Rodzina, przyjaciele, przedstawiciele instytucji państwowych i samorządowych oraz lubuscy parlamentarzyści wzięli udział w ostatnim pożegnaniu mecenasa Waleriana Piotrowskiego. Prawnik, społecznik, były senator, zmarł w środę w wieku 95 lat.
W czasie II wojny światowej był robotnikiem przymusowym. Po wojnie zamieszkał w Zielonej Górze, gdzie prowadził praktykę adwokacką.
Był obrońcą w procesach uczestników Wydarzeń Zielonogórskich 1960 roku. Później uczestniczył też w procesach działaczy Solidarności – mówi wicewojewoda lubuski Wojciech Perczak.
Mecenas Piotrowski był odznaczony Orderem Odrodzenia Polski, a także Krzyżem Wolności i Solidarności – mówi prof.

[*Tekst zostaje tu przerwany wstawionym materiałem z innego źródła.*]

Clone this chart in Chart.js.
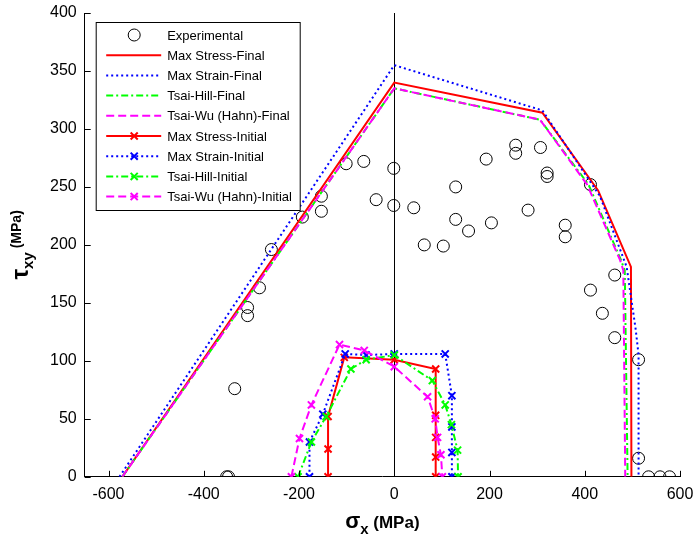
<!DOCTYPE html>
<html>
<head>
<meta charset="utf-8">
<script src="https://cdn.jsdelivr.net/npm/chart.js@4.4.1/dist/chart.umd.min.js"></script>
<style>
  html, body { margin: 0; padding: 0; background: #fff; }
  .wrap { width: 694px; height: 537px; }
</style>
</head>
<body>
<div class="wrap"><canvas class="envelope" width="694" height="537"></canvas></div>
<script>
const X_TICKS = [-600, -400, -200, 0, 200, 400, 600];
const Y_TICKS = [0, 50, 100, 150, 200, 250, 300, 350, 400];

// experimental failure points (sigma_x, tau_xy) in MPa
const EXP_SIGMA = [-352, -348, -335, -308, -308, -283, -258, -193, -153, -153,
  -101, -64, -38, -1, -1, 41, 63, 103, 129, 129,
  156, 193, 204, 255, 255, 307, 281, 321, 321, 359,
  359, 412, 463, 412, 437, 463, 513, 513, 534, 558, 578];
const EXP_TAU = [0, 0, 76, 146, 139, 163, 196, 224, 242, 229,
  270, 272, 239, 266, 234, 232, 200, 199, 250, 222,
  212, 274, 219, 286, 279, 284, 230, 262, 259, 217,
  207, 252, 174, 161, 141, 120, 101, 16, 0, 0, 0];

// final failure envelopes
const MAX_STRESS_FINAL_SIGMA = [-571, 0, 311, 428, 497, 498];
const MAX_STRESS_FINAL_TAU = [0, 340, 314, 247, 181, 0];
const MAX_STRAIN_FINAL_SIGMA = [-577, 0, 311, 432, 488, 507, 513, 513];
const MAX_STRAIN_FINAL_TAU = [0, 355, 316, 242, 181, 127, 105, 0];
const TSAI_HILL_FINAL_SIGMA = [-571, 0, 306, 408, 476, 484, 490];
const TSAI_HILL_FINAL_TAU = [0, 335, 308, 252, 187, 178, 0];
const TSAI_WU_FINAL_SIGMA = [-571, 0, 306, 405, 474, 481, 485];
const TSAI_WU_FINAL_TAU = [0, 335, 308, 252, 187, 178, 0];

// initial (first ply) failure envelopes
const MAX_STRESS_INIT_SIGMA = [-139, -139, -139, -105, 0, 87, 87, 87, 87, 87];
const MAX_STRESS_INIT_TAU = [0, 24, 52, 103, 101, 93, 53, 34, 17, 0];
const MAX_STRAIN_INIT_SIGMA = [-178, -178, -150, -103, -59, 0, 107, 121, 121, 121, 121];
const MAX_STRAIN_INIT_TAU = [0, 30, 54, 106, 105, 106, 106, 70, 43, 21, 0];
const TSAI_HILL_INIT_SIGMA = [-202, -174, -143, -91, -59, 0, 80, 107, 120, 133, 134];
const TSAI_HILL_INIT_TAU = [0, 30, 52, 93, 101, 105, 83, 62, 45, 23, 0];
const TSAI_WU_INIT_SIGMA = [-216, -199, -174, -115, -63, 0, 70, 86, 91, 98, 101];
const TSAI_WU_INIT_TAU = [0, 33, 62, 114, 109, 95, 69, 50, 34, 19, 0];

const RED = '#ff0000', BLUE = '#0000ff', GREEN = '#00ff00', MAGENTA = '#ff00ff';
const DOTTED = [2, 3], DASHDOT = [7, 3, 2, 3], DASHED = [8, 4];

function pts(sigma, tau) {
  return sigma.map((s, i) => ({ x: s, y: tau[i] }));
}

function lineSet(label, sigma, tau, color, dash, marker) {
  return {
    label: label,
    data: pts(sigma, tau),
    showLine: true,
    borderColor: color,
    backgroundColor: color,
    borderWidth: 2,
    borderDash: dash,
    pointStyle: marker ? 'crossRot' : 'circle',
    pointRadius: marker ? 5 : 0,
    pointBorderWidth: 2,
    pointBorderColor: color
  };
}

const DATASETS = [
  {
    label: 'Experimental',
    data: pts(EXP_SIGMA, EXP_TAU),
    showLine: false,
    pointStyle: 'circle',
    pointRadius: 6,
    pointBorderWidth: 1,
    pointBorderColor: '#000',
    pointBackgroundColor: 'rgba(0,0,0,0)',
    borderColor: '#000'
  },
  lineSet('Max Stress-Final', MAX_STRESS_FINAL_SIGMA, MAX_STRESS_FINAL_TAU, RED, [], false),
  lineSet('Max Strain-Final', MAX_STRAIN_FINAL_SIGMA, MAX_STRAIN_FINAL_TAU, BLUE, DOTTED, false),
  lineSet('Tsai-Hill-Final', TSAI_HILL_FINAL_SIGMA, TSAI_HILL_FINAL_TAU, GREEN, DASHDOT, false),
  lineSet('Tsai-Wu (Hahn)-Final', TSAI_WU_FINAL_SIGMA, TSAI_WU_FINAL_TAU, MAGENTA, DASHED, false),
  lineSet('Max Stress-Initial', MAX_STRESS_INIT_SIGMA, MAX_STRESS_INIT_TAU, RED, [], true),
  lineSet('Max Strain-Initial', MAX_STRAIN_INIT_SIGMA, MAX_STRAIN_INIT_TAU, BLUE, DOTTED, true),
  lineSet('Tsai-Hill-Initial', TSAI_HILL_INIT_SIGMA, TSAI_HILL_INIT_TAU, GREEN, DASHDOT, true),
  lineSet('Tsai-Wu (Hahn)-Initial', TSAI_WU_INIT_SIGMA, TSAI_WU_INIT_TAU, MAGENTA, DASHED, true)
];
// later series drawn on top, like the original
DATASETS.forEach((d, i) => { d.order = DATASETS.length - i; });

const FONT = '"Liberation Sans", Arial, sans-serif';

// black vertical line at sigma_x = 0
const zeroLine = {
  id: 'zeroLine',
  beforeDatasetsDraw(chart) {
    const { ctx, chartArea, scales } = chart;
    const px = Math.round(scales.x.getPixelForValue(0)) + 0.5;
    ctx.save();
    ctx.strokeStyle = '#000';
    ctx.lineWidth = 1;
    ctx.beginPath();
    ctx.moveTo(px, chartArea.top);
    ctx.lineTo(px, chartArea.bottom);
    ctx.stroke();
    ctx.restore();
  }
};

// matlab style ticks pointing into the plot, plus axis titles
const axisDeco = {
  id: 'axisDeco',
  afterDraw(chart) {
    const { ctx, chartArea, scales } = chart;
    ctx.save();
    ctx.strokeStyle = '#000';
    ctx.lineWidth = 1;
    ctx.beginPath();
    X_TICKS.forEach(v => {
      const px = Math.round(scales.x.getPixelForValue(v)) + 0.5;
      ctx.moveTo(px, chartArea.bottom);
      ctx.lineTo(px, chartArea.bottom - 6);
    });
    Y_TICKS.forEach(v => {
      const py = Math.round(scales.y.getPixelForValue(v)) + 0.5;
      ctx.moveTo(chartArea.left, py);
      ctx.lineTo(chartArea.left + 6, py);
    });
    ctx.stroke();

    ctx.fillStyle = '#000';
    ctx.textBaseline = 'alphabetic';
    ctx.textAlign = 'left';

    // x title: sigma_x (MPa)
    const xParts = [
      { t: '\u03c3', f: 'bold 22px ' + FONT, dy: 0 },
      { t: 'x', f: 'bold 15px ' + FONT, dy: 6 },
      { t: ' (MPa)', f: 'bold 17px ' + FONT, dy: 0 }
    ];
    drawParts(ctx, xParts, (chartArea.left + chartArea.right) / 2, 528);

    // y title: tau_xy (MPa), rotated
    ctx.translate(28, (chartArea.top + chartArea.bottom) / 2);
    ctx.rotate(-Math.PI / 2);
    const yParts = [
      { t: '\u03c4', f: 'bold 24px ' + FONT, dy: 0 },
      { t: 'xy', f: 'bold 15px ' + FONT, dy: 5 },
      { t: ' (MPa)', f: 'bold 14px ' + FONT, dy: -7 }
    ];
    drawParts(ctx, yParts, 0, 0);
    ctx.restore();
  }
};

function drawParts(ctx, parts, cx, baseY) {
  let total = 0;
  parts.forEach(p => { ctx.font = p.f; p.w = ctx.measureText(p.t).width; total += p.w; });
  let x = cx - total / 2;
  parts.forEach(p => {
    ctx.font = p.f;
    ctx.fillText(p.t, x, baseY + p.dy);
    x += p.w;
  });
}

// legend box inside the plot, top left
const boxLegend = {
  id: 'boxLegend',
  afterDraw(chart) {
    const { ctx, chartArea } = chart;
    const left = chartArea.left + 11.5, top = chartArea.top + 9.5;
    const w = 204, h = 188, row = 20.2;
    ctx.save();
    ctx.fillStyle = '#fff';
    ctx.fillRect(left, top, w, h);
    ctx.strokeStyle = '#000';
    ctx.lineWidth = 1;
    ctx.setLineDash([]);
    ctx.strokeRect(left, top, w, h);

    chart.data.datasets.forEach((ds, i) => {
      const y = top + 12.5 + i * row;
      const x0 = left + 10, x1 = left + 65, cx = left + 38;
      ctx.save();
      if (ds.showLine) {
        ctx.strokeStyle = ds.borderColor;
        ctx.lineWidth = ds.borderWidth;
        ctx.setLineDash(ds.borderDash || []);
        ctx.beginPath();
        ctx.moveTo(x0, y);
        ctx.lineTo(x1, y);
        ctx.stroke();
      }
      ctx.setLineDash([]);
      if (ds.pointRadius > 0) {
        ctx.strokeStyle = ds.pointBorderColor;
        ctx.lineWidth = ds.pointBorderWidth;
        ctx.beginPath();
        if (ds.pointStyle === 'circle') {
          ctx.arc(cx, y, ds.pointRadius, 0, Math.PI * 2);
        } else {
          const r = ds.pointRadius * Math.SQRT1_2;
          ctx.moveTo(cx - r, y - r); ctx.lineTo(cx + r, y + r);
          ctx.moveTo(cx - r, y + r); ctx.lineTo(cx + r, y - r);
        }
        ctx.stroke();
      }
      ctx.restore();
      ctx.fillStyle = '#000';
      ctx.font = '13px ' + FONT;
      ctx.textBaseline = 'middle';
      ctx.fillText(ds.label, left + 71, y + 1);
    });
    ctx.restore();
  }
};

// let layout.padding alone decide where the plot box sits
function noOverflow(axis) {
  axis.paddingLeft = 0;
  axis.paddingRight = 0;
  axis.paddingTop = 0;
  axis.paddingBottom = 0;
}

const ENVELOPE_CHART = new Chart(document.querySelector('.envelope'), {
  type: 'scatter',
  data: { datasets: DATASETS },
  options: {
    responsive: false,
    animation: false,
    layout: { padding: { left: 42, right: 14, top: 13, bottom: 25 } },
    plugins: {
      legend: { display: false },
      tooltip: { enabled: false }
    },
    scales: {
      x: {
        type: 'linear',
        min: -650,
        max: 600,
        afterBuildTicks: axis => { axis.ticks = X_TICKS.map(v => ({ value: v })); },
        afterFit: noOverflow,
        grid: { display: false, drawTicks: false },
        border: { display: true, color: '#000', width: 1 },
        ticks: { color: '#000', font: { family: FONT, size: 16 }, padding: 8, maxRotation: 0, autoSkip: false }
      },
      y: {
        type: 'linear',
        min: 0,
        max: 400,
        afterBuildTicks: axis => { axis.ticks = Y_TICKS.map(v => ({ value: v })); },
        afterFit: noOverflow,
        grid: { display: false, drawTicks: false },
        border: { display: true, color: '#000', width: 1 },
        ticks: { color: '#000', font: { family: FONT, size: 16 }, padding: 8, autoSkip: false }
      }
    }
  },
  plugins: [zeroLine, axisDeco, boxLegend]
});
</script>
</body>
</html>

Rafał Reczek z IPN.
Walerian Piotrowski dwukrotnie zasiadał w senacie – przypomina zielonogórski historyk Marek Budniak.
Mecenas Piotrowski był przykładem bezkompromisowości w najważniejszych sprawach – mówi Karol Irmler ze stowarzyszenia „Civitas Christiana”.
Mecenas Walerian Piotrowski był honorowym obywatelem Zielonej Góry i województwa lubuskiego.